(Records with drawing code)
···

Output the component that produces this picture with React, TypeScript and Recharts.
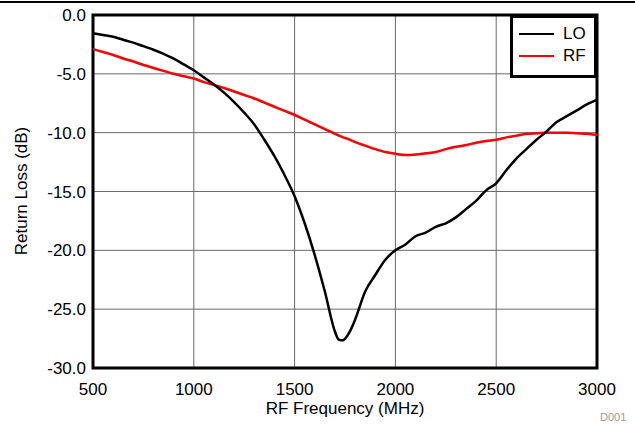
import { CartesianGrid, Line, LineChart, ReferenceArea, XAxis, YAxis } from 'recharts';

// RF frequency sweep (MHz)
const freqs = [
  500, 550, 600, 650, 700, 750, 800, 850, 900, 950,
  1000, 1050, 1100, 1150, 1200, 1250, 1300, 1350, 1400, 1450,
  1500, 1550, 1600, 1650, 1700, 1720, 1740, 1760, 1780, 1800, 1850, 1900, 1950,
  2000, 2050, 2100, 2150, 2200, 2250, 2300, 2350, 2400, 2450,
  2500, 2550, 2600, 2650, 2700, 2750, 2800, 2850, 2900, 2950, 3000
];

// LO port return loss (dB)
const loValues = [
  -1.55, -1.7, -1.85, -2.1, -2.35, -2.65, -2.95, -3.3, -3.7, -4.2,
  -4.7, -5.3, -5.9, -6.6, -7.4, -8.3, -9.3, -10.6, -12.0, -13.6,
  -15.4, -17.7, -20.4, -23.5, -26.9, -27.6, -27.65, -27.3, -26.7, -25.9, -23.5, -22.1, -20.8,
  -20.0, -19.5, -18.8, -18.5, -18.0, -17.7, -17.2, -16.5, -15.8, -14.9,
  -14.3, -13.2, -12.2, -11.4, -10.6, -9.9, -9.1, -8.6, -8.1, -7.6, -7.2
];

// RF port return loss (dB)
const rfValues = [
  -2.9, -3.15, -3.4, -3.7, -3.95, -4.25, -4.5, -4.75, -5.0, -5.2,
  -5.4, -5.7, -5.95, -6.2, -6.5, -6.8, -7.1, -7.45, -7.8, -8.15,
  -8.5, -8.9, -9.3, -9.7, -10.1, -10.25, -10.4, -10.5, -10.65, -10.8, -11.1, -11.4, -11.65,
  -11.8, -11.9, -11.85, -11.75, -11.65, -11.4, -11.2, -11.05, -10.85, -10.7,
  -10.6, -10.4, -10.25, -10.1, -10.05, -10.0, -10.0, -10.0, -10.05, -10.1, -10.2
];

const xTicks = [500, 1000, 1500, 2000, 2500, 3000];
const yTicks = [-30, -25, -20, -15, -10, -5, 0];

const data = freqs.map((f, i) => ({ freq: f, lo: loValues[i], rf: rfValues[i] }));

const font = 'Arial, "Liberation Sans", sans-serif';

function ReturnLossChart() {
  return (
    <div style={{ position: 'absolute', left: 0, top: 0, width: 635, height: 424, fontFamily: font, background: '#fff' }}>
      <div style={{ position: 'absolute', left: 0, top: 1, width: 635, height: 0, borderTop: '2px solid #000' }} />
      <LineChart width={635} height={424} data={data} margin={{ top: 15, right: 38, bottom: 0, left: 0 }}>
        <CartesianGrid stroke='#6a6a6a' strokeWidth={1} />
        <XAxis
          dataKey='freq'
          type='number'
          domain={[500, 3000]}
          ticks={xTicks}
          height={56}
          tickLine={false}
          tickSize={0}
          tickMargin={15}
          axisLine={false}
          tick={{ fill: '#000', fontSize: 17, fontFamily: font }}
        />
        <YAxis
          type='number'
          domain={[-30, 0]}
          ticks={yTicks}
          width={93}
          tickLine={false}
          tickSize={0}
          tickMargin={7}
          axisLine={false}
          tickFormatter={(v: number) => v.toFixed(1)}
          tick={{ fill: '#000', fontSize: 17, fontFamily: font }}
        />
        <Line type='monotone' dataKey='rf' stroke='#ff0000' strokeWidth={2.5} dot={false} isAnimationActive={false} />
        <Line type='monotone' dataKey='lo' stroke='#000' strokeWidth={2.5} dot={false} isAnimationActive={false} />
        <ReferenceArea x1={500} x2={3000} y1={-30} y2={0} fill='none' stroke='#000' strokeWidth={3} />
      </LineChart>

      <div
        style={{
          position: 'absolute',
          left: 510,
          top: 15,
          width: 81,
          height: 57,
          border: '3px solid #000',
          background: '#fff',
          fontSize: 17
        }}
      >
        {[
          { name: 'LO', color: '#000' },
          { name: 'RF', color: '#ff0000' }
        ].map((item) => (
          <div key={item.name} style={{ display: 'flex', alignItems: 'center', height: 22, marginTop: item.name === 'LO' ? 5 : 0 }}>
            <span style={{ display: 'inline-block', marginLeft: 6, width: 35, height: 0, borderTop: `2.5px solid ${item.color}` }} />
            <span style={{ marginLeft: 9, lineHeight: '20px' }}>{item.name}</span>
          </div>
        ))}
      </div>

      <div style={{ position: 'absolute', left: 93, top: 399, width: 504, textAlign: 'center', fontSize: 17, lineHeight: '20px' }}>
        RF Frequency (MHz)
      </div>
      <div
        style={{
          position: 'absolute',
          left: 22,
          top: 191,
          transform: 'translate(-50%, -50%) rotate(-90deg)',
          whiteSpace: 'nowrap',
          fontSize: 17,
          lineHeight: '20px'
        }}
      >
        Return Loss (dB)
      </div>
      <div style={{ position: 'absolute', left: 600, top: 411, fontSize: 11, color: '#999' }}>D001</div>
    </div>
  );
}

export default ReturnLossChart;
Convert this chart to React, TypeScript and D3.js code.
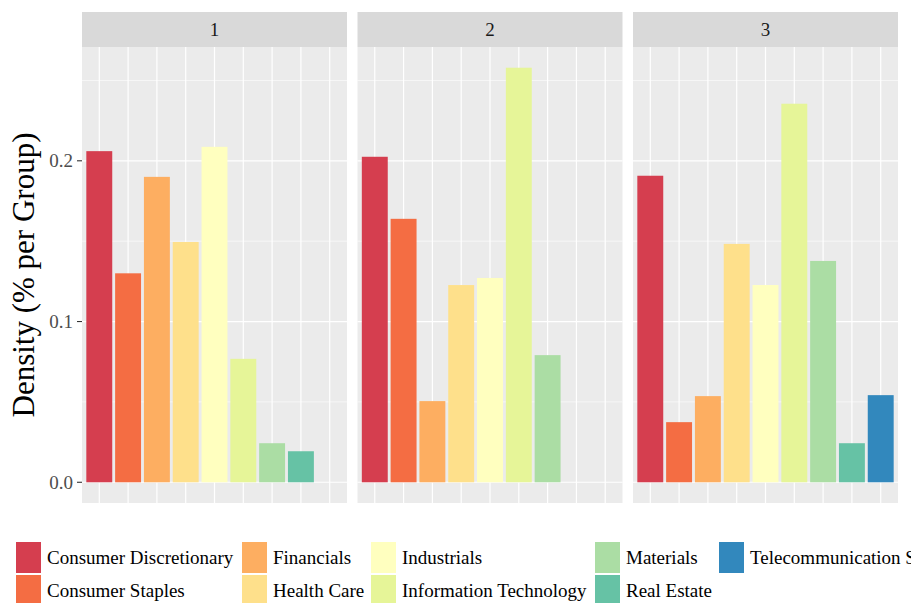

···

■ WHAT YOU WILL DO ■
Make an exact copy of the records above, with the pictures left out.

■ RESULT OF THIS TASK ■
Output the component that produces this picture with React, TypeScript and Recharts.
import { CartesianGrid, Line, LineChart, ReferenceArea, XAxis, YAxis } from 'recharts';

// RF frequency sweep (MHz)
const freqs = [
  500, 550, 600, 650, 700, 750, 800, 850, 900, 950,
  1000, 1050, 1100, 1150, 1200, 1250, 1300, 1350, 1400, 1450,
  1500, 1550, 1600, 1650, 1700, 1720, 1740, 1760, 1780, 1800, 1850, 1900, 1950,
  2000, 2050, 2100, 2150, 2200, 2250, 2300, 2350, 2400, 2450,
  2500, 2550, 2600, 2650, 2700, 2750, 2800, 2850, 2900, 2950, 3000
];

// LO port return loss (dB)
const loValues = [
  -1.55, -1.7, -1.85, -2.1, -2.35, -2.65, -2.95, -3.3, -3.7, -4.2,
  -4.7, -5.3, -5.9, -6.6, -7.4, -8.3, -9.3, -10.6, -12.0, -13.6,
  -15.4, -17.7, -20.4, -23.5, -26.9, -27.6, -27.65, -27.3, -26.7, -25.9, -23.5, -22.1, -20.8,
  -20.0, -19.5, -18.8, -18.5, -18.0, -17.7, -17.2, -16.5, -15.8, -14.9,
  -14.3, -13.2, -12.2, -11.4, -10.6, -9.9, -9.1, -8.6, -8.1, -7.6, -7.2
];

// RF port return loss (dB)
const rfValues = [
  -2.9, -3.15, -3.4, -3.7, -3.95, -4.25, -4.5, -4.75, -5.0, -5.2,
  -5.4, -5.7, -5.95, -6.2, -6.5, -6.8, -7.1, -7.45, -7.8, -8.15,
  -8.5, -8.9, -9.3, -9.7, -10.1, -10.25, -10.4, -10.5, -10.65, -10.8, -11.1, -11.4, -11.65,
  -11.8, -11.9, -11.85, -11.75, -11.65, -11.4, -11.2, -11.05, -10.85, -10.7,
  -10.6, -10.4, -10.25, -10.1, -10.05, -10.0, -10.0, -10.0, -10.05, -10.1, -10.2
];

const xTicks = [500, 1000, 1500, 2000, 2500, 3000];
const yTicks = [-30, -25, -20, -15, -10, -5, 0];

const data = freqs.map((f, i) => ({ freq: f, lo: loValues[i], rf: rfValues[i] }));

const font = 'Arial, "Liberation Sans", sans-serif';

function ReturnLossChart() {
  return (
    <div style={{ position: 'absolute', left: 0, top: 0, width: 635, height: 424, fontFamily: font, background: '#fff' }}>
      <div style={{ position: 'absolute', left: 0, top: 1, width: 635, height: 0, borderTop: '2px solid #000' }} />
      <LineChart width={635} height={424} data={data} margin={{ top: 15, right: 38, bottom: 0, left: 0 }}>
        <CartesianGrid stroke='#6a6a6a' strokeWidth={1} />
        <XAxis
          dataKey='freq'
          type='number'
          domain={[500, 3000]}
          ticks={xTicks}
          height={56}
          tickLine={false}
          tickSize={0}
          tickMargin={15}
          axisLine={false}
          tick={{ fill: '#000', fontSize: 17, fontFamily: font }}
        />
        <YAxis
          type='number'
          domain={[-30, 0]}
          ticks={yTicks}
          width={93}
          tickLine={false}
          tickSize={0}
          tickMargin={7}
          axisLine={false}
          tickFormatter={(v: number) => v.toFixed(1)}
          tick={{ fill: '#000', fontSize: 17, fontFamily: font }}
        />
        <Line type='monotone' dataKey='rf' stroke='#ff0000' strokeWidth={2.5} dot={false} isAnimationActive={false} />
        <Line type='monotone' dataKey='lo' stroke='#000' strokeWidth={2.5} dot={false} isAnimationActive={false} />
        <ReferenceArea x1={500} x2={3000} y1={-30} y2={0} fill='none' stroke='#000' strokeWidth={3} />
      </LineChart>

      <div
        style={{
          position: 'absolute',
          left: 510,
          top: 15,
          width: 81,
          height: 57,
          border: '3px solid #000',
          background: '#fff',
          fontSize: 17
        }}
      >
        {[
          { name: 'LO', color: '#000' },
          { name: 'RF', color: '#ff0000' }
        ].map((item) => (
          <div key={item.name} style={{ display: 'flex', alignItems: 'center', height: 22, marginTop: item.name === 'LO' ? 5 : 0 }}>
            <span style={{ display: 'inline-block', marginLeft: 6, width: 35, height: 0, borderTop: `2.5px solid ${item.color}` }} />
            <span style={{ marginLeft: 9, lineHeight: '20px' }}>{item.name}</span>
          </div>
        ))}
      </div>

      <div style={{ position: 'absolute', left: 93, top: 399, width: 504, textAlign: 'center', fontSize: 17, lineHeight: '20px' }}>
        RF Frequency (MHz)
      </div>
      <div
        style={{
          position: 'absolute',
          left: 22,
          top: 191,
          transform: 'translate(-50%, -50%) rotate(-90deg)',
          whiteSpace: 'nowrap',
          fontSize: 17,
          lineHeight: '20px'
        }}
      >
        Return Loss (dB)
      </div>
      <div style={{ position: 'absolute', left: 600, top: 411, fontSize: 11, color: '#999' }}>D001</div>
    </div>
  );
}

export default ReturnLossChart;
Convert this chart to React, TypeScript and D3.js code.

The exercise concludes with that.